Üst Beyin: Beynin korteks alanını temsilen kullanılan terimdir. Bir -1- milimetre kalınlığında, bir kabuk gibi iki beyin yarım küresini kaplar. Beynin %28'lik hücresi bu kısımdadır. Biz bu korteks (üst beyin) kısmıyla okuruz, düşünürüz, felsefe yaparız, para kazanırız. Bu kısım IQ'nun ölçüldüğü ve beyin hücrelerinin %28'lik bir kısmının kullanıldığı yerdir. 


Alt Beyin:  Bu kısım beynin %72'lik hücre kullanan ve EQ diye tanımlanan yeridir. Tüm duygularımızın ve içgüdülerimizin kaynağıdır. Beyinde ilk oluşan bölümler alt beyin kavramıyla anlatılır. İnsanlık tarihinin ne kadar eski olduğunu ve tek bir RNA molekülünün 20 milyon bilgi çipi taşıdığını düşünürseniz alt beynin nasıl bir hazine olduğunu anlayabilirsiniz. 
Alt Beyin Rüyaları: Atalarının anıları, korkuları, suçluluk duyguları, savaşları vb. önemli olayları sahneleyen rüyalardır. Nadiren görülür ve hatırlanırlar. İzlenen film, okunan veya duyulan hikayelerin etkisiyle oluşup oluşmadığına dair soruşturulması gerekir. Bu tür rüyalarda analize ihtiyaç duyulabilir. 
Üst Beyin Rüyaları: Günlük yaşam koşuşturması sırasında kişinin aklına takılan konuların işlendiği ayrıntısı bol, uzun rüyalar vardır ki bu tür rüyaların analiz değeri pek yoktur.  Tuzlu yemek yersiniz rüyanızda aşçıya bağırırsınız, trafikte başka sürücüye kızar rüyanızda döversiniz vb. sembolik öğeler içermeyen rüyalardır. 


RÜYA ANALİZİ NEDİR?
Rüyada karşılaşılan semboller ve sesler gibi sahnelerin rüyayı gören kişinin bilinçaltında ne anlama,hangi hatıraya karşılık geldiğinin bilimsel yöntemleri referans alarak çözümlenmesidir.  Rüya analisti ve danışan arasında, yüz yüze ortamda daha etkileyici sonuçlar veren rüya analizi aynı zamanda önemli bir pozitif enerji kaynağı potansiyeli taşır.  
Rüya analizinin referansları: Bilimsel bilgiler, gözlemler, bu konuda ki araştırmalar, insanlık tarihinin inançları ve kültür birikimidir.
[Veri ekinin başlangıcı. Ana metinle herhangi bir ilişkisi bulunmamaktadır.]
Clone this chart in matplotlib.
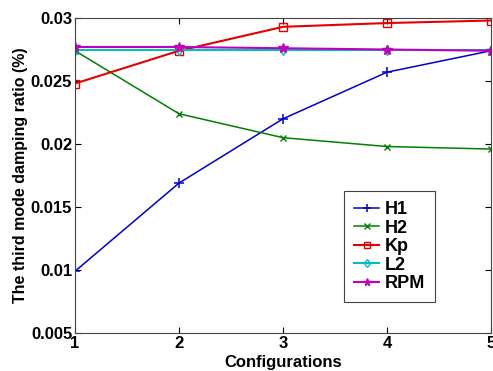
import numpy as np
import matplotlib
matplotlib.use('Agg')
import matplotlib.pyplot as plt

plt.rcParams['font.family'] = ['Liberation Sans', 'DejaVu Sans']
plt.rcParams['font.weight'] = 'bold'

configs = [1, 2, 3, 4, 5]
h1 = [0.0099, 0.0169, 0.0220, 0.0257, 0.0274]
h2 = [0.0274, 0.0224, 0.0205, 0.0198, 0.0196]
kp = [0.0248, 0.0274, 0.0293, 0.0296, 0.0298]
l2 = [0.0275, 0.0275, 0.0275, 0.0275, 0.0275]
rpm = [0.0277, 0.0277, 0.0276, 0.0275, 0.0274]

fig = plt.figure(figsize=(4.93, 3.71), dpi=100)
ax = fig.add_axes([75 / 493, 1 - 333 / 371, (491 - 75) / 493, (333 - 18) / 371])

ax.plot(configs, h1, color=(0.0, 0.0, 0.8), marker='+', ms=6.5, mew=1.1, lw=1.1, label='H1')
ax.plot(configs, h2, color=(0.0, 0.5, 0.0), marker='x', ms=5, mew=1.0, lw=1.1, label='H2')
ax.plot(configs, kp, color=(0.9, 0.0, 0.0), marker='s', ms=5.5, mfc='none', mew=1.0, lw=1.5, label='Kp')
ax.plot(configs, l2, color=(0.0, 0.75, 0.75), marker='d', ms=5.5, mfc='none', mew=1.0, lw=1.5, label='L2')
ax.plot(configs, rpm, color=(0.75, 0.0, 0.75), marker='*', ms=7, lw=1.5, label='RPM')

ax.set_xlim(1, 5)
ax.set_ylim(0.005, 0.03)
ax.set_xticks(configs)
ax.set_yticks([0.005, 0.01, 0.015, 0.02, 0.025, 0.03])
ax.set_yticklabels(['0.005', '0.01', '0.015', '0.02', '0.025', '0.03'])
ax.tick_params(direction='in', top=True, right=True, labelsize=12, length=4, pad=2)
for lab in ax.get_xticklabels() + ax.get_yticklabels():
    lab.set_fontweight('bold')
for s in ax.spines.values():
    s.set_color('#444444')
    s.set_linewidth(0.8)

ax.set_xlabel('Configurations', fontsize=12, fontweight='bold', labelpad=3)
ax.set_ylabel('The third mode damping ratio (%)', fontsize=11.5, fontweight='bold', labelpad=2)

leg = ax.legend(loc='lower left', bbox_to_anchor=((344 - 75) / 416, (333 - 302) / 315),
                fontsize=13, fancybox=False, edgecolor='#444444', framealpha=1,
                handlelength=1.4, handletextpad=0.3, labelspacing=0.08, borderpad=0.55,
                borderaxespad=0, markerscale=0.8)
leg.get_frame().set_linewidth(0.8)
for t in leg.get_texts():
    t.set_fontweight('bold')

fig.savefig('out.png', dpi=100)
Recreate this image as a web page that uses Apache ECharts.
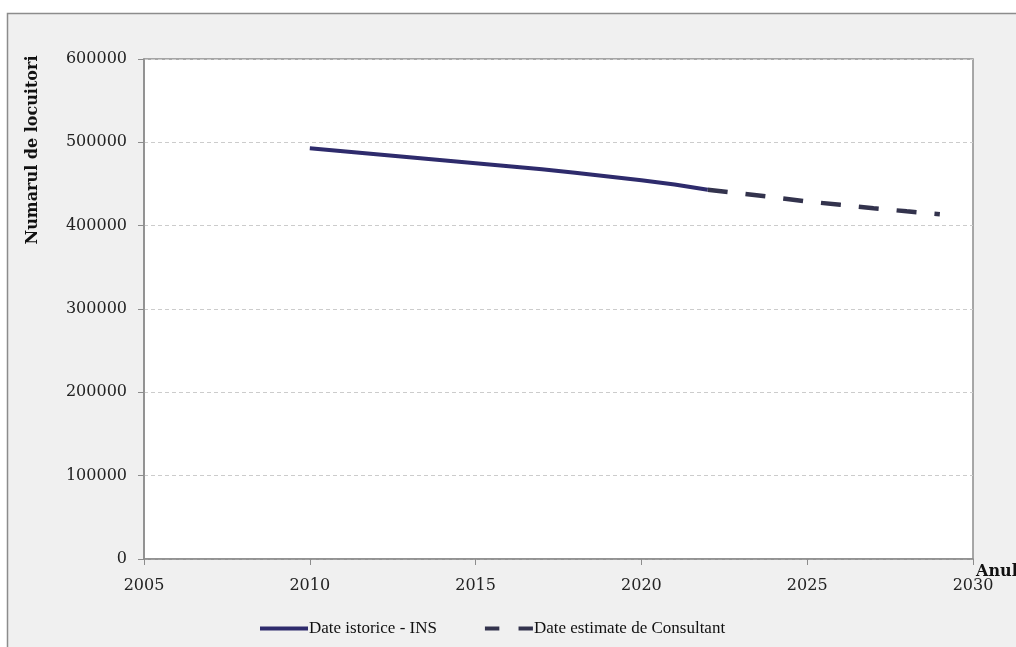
<!DOCTYPE html>
<html>
<head>
<meta charset="utf-8">
<script src="https://cdn.jsdelivr.net/npm/echarts@6/dist/echarts.min.js"></script>
<style>
html,body{margin:0;padding:0;background:#fff;}
#c{width:1016px;height:647px;}
</style>
</head>
<body>
<div id="c"></div>
<script>
const histYears = [2010,2011,2012,2013,2014,2015,2016,2017,2018,2019,2020,2021,2022];
const histValues = [492800,489200,485600,482000,478400,474800,471200,467600,463500,459000,454500,449500,443000];
const estYears = [2022,2023,2024,2025,2026,2027,2028,2029];
const estValues = [443000,438500,434000,429000,425000,421000,417200,413600];
const xTicks = [2005,2010,2015,2020,2025,2030];
const yTicks = [0,100000,200000,300000,400000,500000,600000];
const seriesNames = ['Date istorice - INS','Date estimate de Consultant'];
const yTitle = 'Numarul de locuitori';
const xTitle = 'Anul';

const serif = '"DejaVu Serif", serif';
const chart = echarts.init(document.getElementById('c'));
chart.setOption({
  animation:false,
  backgroundColor:'#ffffff',
  graphic:[
    {type:'rect', z:-10, shape:{x:7.5,y:13.5,width:1020,height:660}, style:{fill:'#f0f0f0', stroke:'#8c8c8c', lineWidth:1.5}},
    {type:'text', x:33, y:150, rotation:Math.PI/2, style:{text:yTitle, font:'bold 16px "DejaVu Serif", serif', fill:'#111', align:'center', verticalAlign:'middle'}},
    {type:'text', x:976, y:572, style:{text:xTitle, font:'bold 16px "DejaVu Serif", serif', fill:'#111', align:'left', verticalAlign:'middle'}}
  ],
  grid:{left:144, right:43, top:59, bottom:88, show:true, backgroundColor:'#ffffff', borderColor:'#8c8c8c', borderWidth:1.5, containLabel:false},
  legend:{
    left:255, top:615,
    itemWidth:48, itemHeight:4, itemGap:48,
    textStyle:{fontFamily:'"Liberation Serif", serif', fontSize:17, color:'#111', padding:[0,0,0,-4]},
    data:[
      {name:seriesNames[0], icon:'rect'},
      {name:seriesNames[1], icon:'path://M0,0H15V4H0Z M35,0H50V4H35Z'}
    ]
  },
  xAxis:{
    type:'value', min:xTicks[0], max:xTicks[xTicks.length-1], interval:5,
    axisLine:{show:true, lineStyle:{color:'#8c8c8c', width:1.5}},
    axisTick:{show:true, length:6, lineStyle:{color:'#8c8c8c'}},
    axisLabel:{fontFamily:serif, fontSize:16, color:'#222', margin:19, formatter:v=>String(v)},
    splitLine:{show:false}
  },
  yAxis:{
    type:'value', min:yTicks[0], max:yTicks[yTicks.length-1], interval:100000,
    axisLine:{show:true, lineStyle:{color:'#8c8c8c', width:1.5}},
    axisTick:{show:true, length:6, lineStyle:{color:'#8c8c8c'}},
    axisLabel:{fontFamily:serif, fontSize:16, color:'#222', margin:17, formatter:v=>String(v)},
    splitLine:{show:true, lineStyle:{color:'#cccccc', type:[4,3], width:1}}
  },
  series:[
    {name:seriesNames[0], type:'line', symbol:'none', z:3,
     data:histYears.map((y,i)=>[y,histValues[i]]),
     lineStyle:{color:'#2e2b6c', width:4}, itemStyle:{color:'#2e2b6c'}},
    {name:seriesNames[1], type:'line', symbol:'none', z:2,
     data:estYears.map((y,i)=>[y,estValues[i]]),
     lineStyle:{color:'#33334d', width:4.5, type:[20,18]}, itemStyle:{color:'#33334d'}}
  ]
});
</script>
</body>
</html>
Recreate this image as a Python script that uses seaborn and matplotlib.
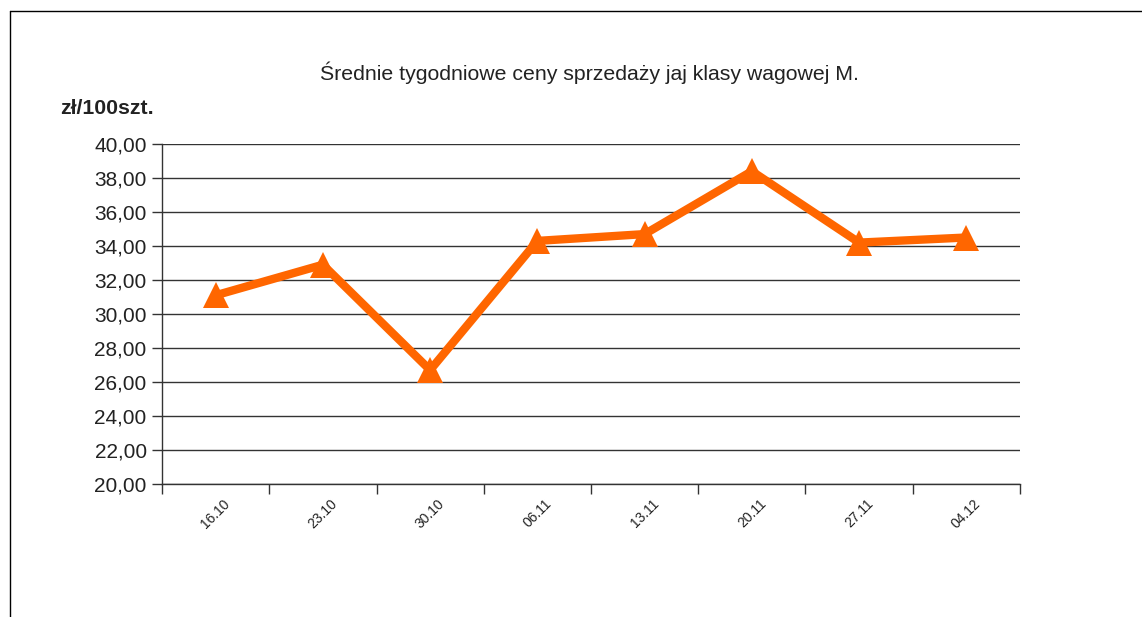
import matplotlib
matplotlib.use("Agg")
import matplotlib.pyplot as plt
from matplotlib.lines import Line2D
import seaborn as sns
import pandas as pd
import numpy as np

# ---- data ----
dates = ["16.10", "23.10", "30.10", "06.11", "13.11", "20.11", "27.11", "04.12"]
prices = [31.1, 32.9, 26.7, 34.3, 34.7, 38.4, 34.2, 34.5]
y_ticks = [20, 22, 24, 26, 28, 30, 32, 34, 36, 38, 40]
title = "Średnie tygodniowe ceny sprzedaży jaj klasy wagowej M."
unit_label = "zł/100szt."

sns.set_theme(style="white")
plt.rcParams["font.family"] = ["Liberation Sans", "DejaVu Sans"]

W, H = 1142, 617
fig = plt.figure(figsize=(W / 100, H / 100), dpi=100)
fig.patch.set_facecolor("white")

left, right, top, bottom = 162, 1020, 144, 484
ax = fig.add_axes([left / W, 1 - bottom / H, (right - left) / W, (bottom - top) / H])
ax.set_facecolor("white")

df = pd.DataFrame({"pos": np.arange(len(dates)), "price": prices})
sns.lineplot(data=df, x="pos", y="price", ax=ax, color="#FF6600", linewidth=6,
             marker="^", markersize=19, markeredgewidth=0, sort=False, zorder=5,
             solid_joinstyle="miter")

ax.set_xlim(-0.5, len(dates) - 0.5)
ax.set_ylim(y_ticks[0], y_ticks[-1])
ax.set_yticks(y_ticks)
ax.set_yticklabels([f"{v:.2f}".replace(".", ",") for v in y_ticks], fontsize=15, color="#222222")

ax.set_xticks(np.arange(len(dates)))
ax.set_xticklabels(dates, rotation=45, fontsize=10, color="#222222", ha="center")
ax.set_xticks(np.arange(len(dates) + 1) - 0.5, minor=True)
ax.tick_params(axis="x", which="major", length=0, pad=9)
ax.tick_params(axis="x", which="minor", length=7, width=1, color="#333333", direction="out", bottom=True)
ax.tick_params(axis="y", which="major", length=7, width=1, color="#333333", direction="out", left=True, pad=4)
for lbl in ax.get_xticklabels():
    lbl.set_x(lbl.get_position()[0])

ax.grid(axis="y", color="#333333", linewidth=1)
ax.grid(axis="x", visible=False)
for side in ["top", "right"]:
    ax.spines[side].set_visible(False)
for side in ["left", "bottom"]:
    ax.spines[side].set_visible(True)
    ax.spines[side].set_color("#333333")
    ax.spines[side].set_linewidth(1)
ax.set_xlabel("")
ax.set_ylabel("")

fig.text(589 / W, 1 - 73 / H, title, ha="center", va="center", fontsize=15.3, color="#222222")
fig.text(60 / W, 1 - 108 / H, unit_label, ha="left", va="center", fontsize=15.3, fontweight="bold", color="#222222")

# outer frame (partially cropped in the reference)
fig.add_artist(Line2D([10 / W, 1.0], [1 - 11 / H, 1 - 11 / H], transform=fig.transFigure, color="black", linewidth=1))
fig.add_artist(Line2D([10 / W, 10 / W], [1 - 11 / H, 0.0], transform=fig.transFigure, color="black", linewidth=1))

fig.savefig("out.png", dpi=100, facecolor="white")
Evrensel sembollerin kişiye göre ne anlama geldiğine karar vermek ise analist ile danışanın görüşmesinde açığa çıkan bir neticeye bağlanır. Bu süreçte rüya analisti ile danışan özellikle sembollerin kişisel çağrışımları üzerinde de sesli düşünürler. Daha da önemlisi ise analistin eğitimli ve objektif olması; danışanın ise samimiyetidir.

RÜYA ÇEŞİTLERİ NELERDİR?

İlkel Libido Seviyesi: Freud ekolünün "şuuraltı" olarak tanımladığı alan. Alt ve Üst beyin arasında kalan bu alan özellikle cinsel içerikli takıntılardan oluştuğundan kişinin alt ve üst beyni arasında ki ilişkiyi engeller. Analizi yapılan rüyaların çoğunluğunu ilkel libido seviyesinden gelen "bilinçaltı rüyalar" oluşturur. Çözümlenen her rüya beynin bölümleri arasında ki bağlantıyı artırdığı gibi sağlık, farkındalık, kendine güven gibi pozitif enerjileri harekete geçirir.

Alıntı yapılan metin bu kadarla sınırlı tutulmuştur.